Si cette motion avait été faite par Jérôme David, Henri Chevreau, Piétri ou Palikao, il est bien probable qu’elle eût été adoptée par le Conseil des ministres ; mais formulée par Clément Duvernois, dont l’on se méfiait, que l’on soupçonnait, à tort ou à raison, de n’obéir qu’aux visées de sa propre ambition, elle fut accueillie par un silence glacial, qui équivalait à un refus. Sept ministres étaient pour l’abstention ; un se déclarait prêt à obéir ; un autre et le préfet de Police consentaient à une action conditionnelle ; un seul demandait l’action immédiate. La solution se trouvait donc ajournée ; en langage politique, on sait ce que cela veut dire ; on renonçait à toute mesure illégale et l’on s’en fiait à la bonne fortune du hasard, qui depuis longtemps déjà s’était détournée de l’Empire.
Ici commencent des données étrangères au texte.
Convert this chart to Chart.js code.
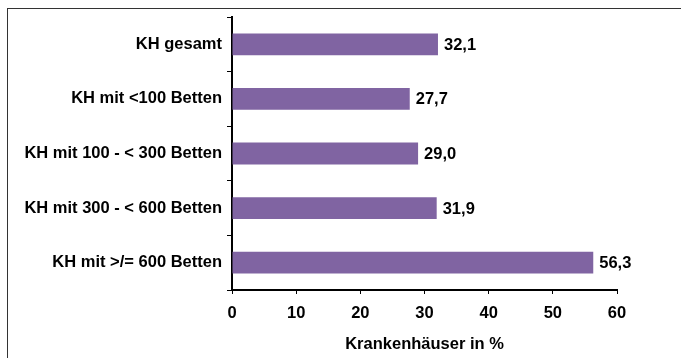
<!DOCTYPE html>
<html>
<head>
<meta charset="utf-8">
<script src="https://cdn.jsdelivr.net/npm/chart.js@4"></script>
<style>
  html, body { margin: 0; padding: 0; background: #fff; overflow: hidden; width: 681px; height: 358px; }
  #frame { position: absolute; left: 7px; top: 8px; width: 674px; height: 350px; border-left: 1px solid #333; border-top: 1px solid #333; box-sizing: border-box; }
  #wrap { position: absolute; left: 0; top: 0; width: 681px; height: 358px; }
</style>
</head>
<body>
<div id="frame"></div>
<div id="wrap"><canvas id="chart"></canvas></div>
<script>
const categories = ['KH gesamt', 'KH mit <100 Betten', 'KH mit 100 - < 300 Betten', 'KH mit 300 - < 600 Betten', 'KH mit >/= 600 Betten'];
const values = [32.1, 27.7, 29.0, 31.9, 56.3];
const xTicks = [0, 10, 20, 30, 40, 50, 60];

const font = { family: '"Liberation Sans", Arial, sans-serif', size: 16.5, weight: 'bold' };

// value labels to the right of each bar
const valueLabels = {
    id: 'valueLabels',
    afterDatasetsDraw(chart) {
        const ctx = chart.ctx;
        const meta = chart.getDatasetMeta(0);
        ctx.save();
        ctx.font = 'bold 16.5px "Liberation Sans", Arial, sans-serif';
        ctx.fillStyle = '#000';
        ctx.textAlign = 'left';
        ctx.textBaseline = 'middle';
        meta.data.forEach(function(bar, i) {
            ctx.fillText(values[i].toFixed(1).replace('.', ','), bar.x + 6, bar.y + 1);
        });
        ctx.restore();
    }
};

new Chart(document.getElementById('chart'), {
    type: 'bar',
    data: {
        labels: categories,
        datasets: [{
            data: values,
            backgroundColor: '#8064A2',
            borderWidth: 0,
            barPercentage: 0.4,
            categoryPercentage: 1.0
        }]
    },
    options: {
        indexAxis: 'y',
        responsive: true,
        maintainAspectRatio: false,
        animation: false,
        layout: { padding: { top: 17, right: 64, left: 0, bottom: 0 } },
        plugins: { legend: { display: false }, tooltip: { enabled: false } },
        scales: {
            x: {
                min: 0,
                max: 60,
                afterBuildTicks: function(scale) { scale.ticks = xTicks.map(v => ({ value: v })); },
                afterFit: function(scale) { scale.height = 68; },
                grid: { drawOnChartArea: false, color: '#000', tickLength: 4, tickColor: '#000' },
                border: { color: '#000', width: 2 },
                ticks: { color: '#000', font: font, padding: 10 },
                title: { display: true, text: 'Krankenhäuser in %', color: '#000', font: font, padding: { top: 4, bottom: 4 } }
            },
            y: {
                afterFit: function(scale) { scale.width = 232; },
                grid: { drawOnChartArea: false, offset: true, color: '#000', tickLength: 5, tickColor: '#000' },
                border: { color: '#000', width: 2 },
                ticks: { color: '#000', font: font, padding: 5 }
            }
        }
    },
    plugins: [valueLabels]
});
</script>
</body>
</html>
Je crois qu’il est heureux que ce projet n’ait point été mis à exécution. Avait-il quelque chance de réussir ? Je n’en sais rien, car à Paris tout est possible ; mais quand bien même on eût supprimé des députés révolutionnaires, des chefs d’émeute et des journalistes résolument hostiles, on n’eût obtenu qu’un succès éphémère, qui eût rendu la chute plus cruelle encore et la désorganisation plus profonde. La capitulation de Sedan, la captivité de Napoléon III n’en auraient pas moins exaspéré Paris et bousculé le trône. C’était sur les champs de bataille, bien plus que dans le mauvais vouloir de la population parisienne, que résidaient les causes d’une révolution. Une victoire eût tout sauvé ; une défaite devait tout perdre.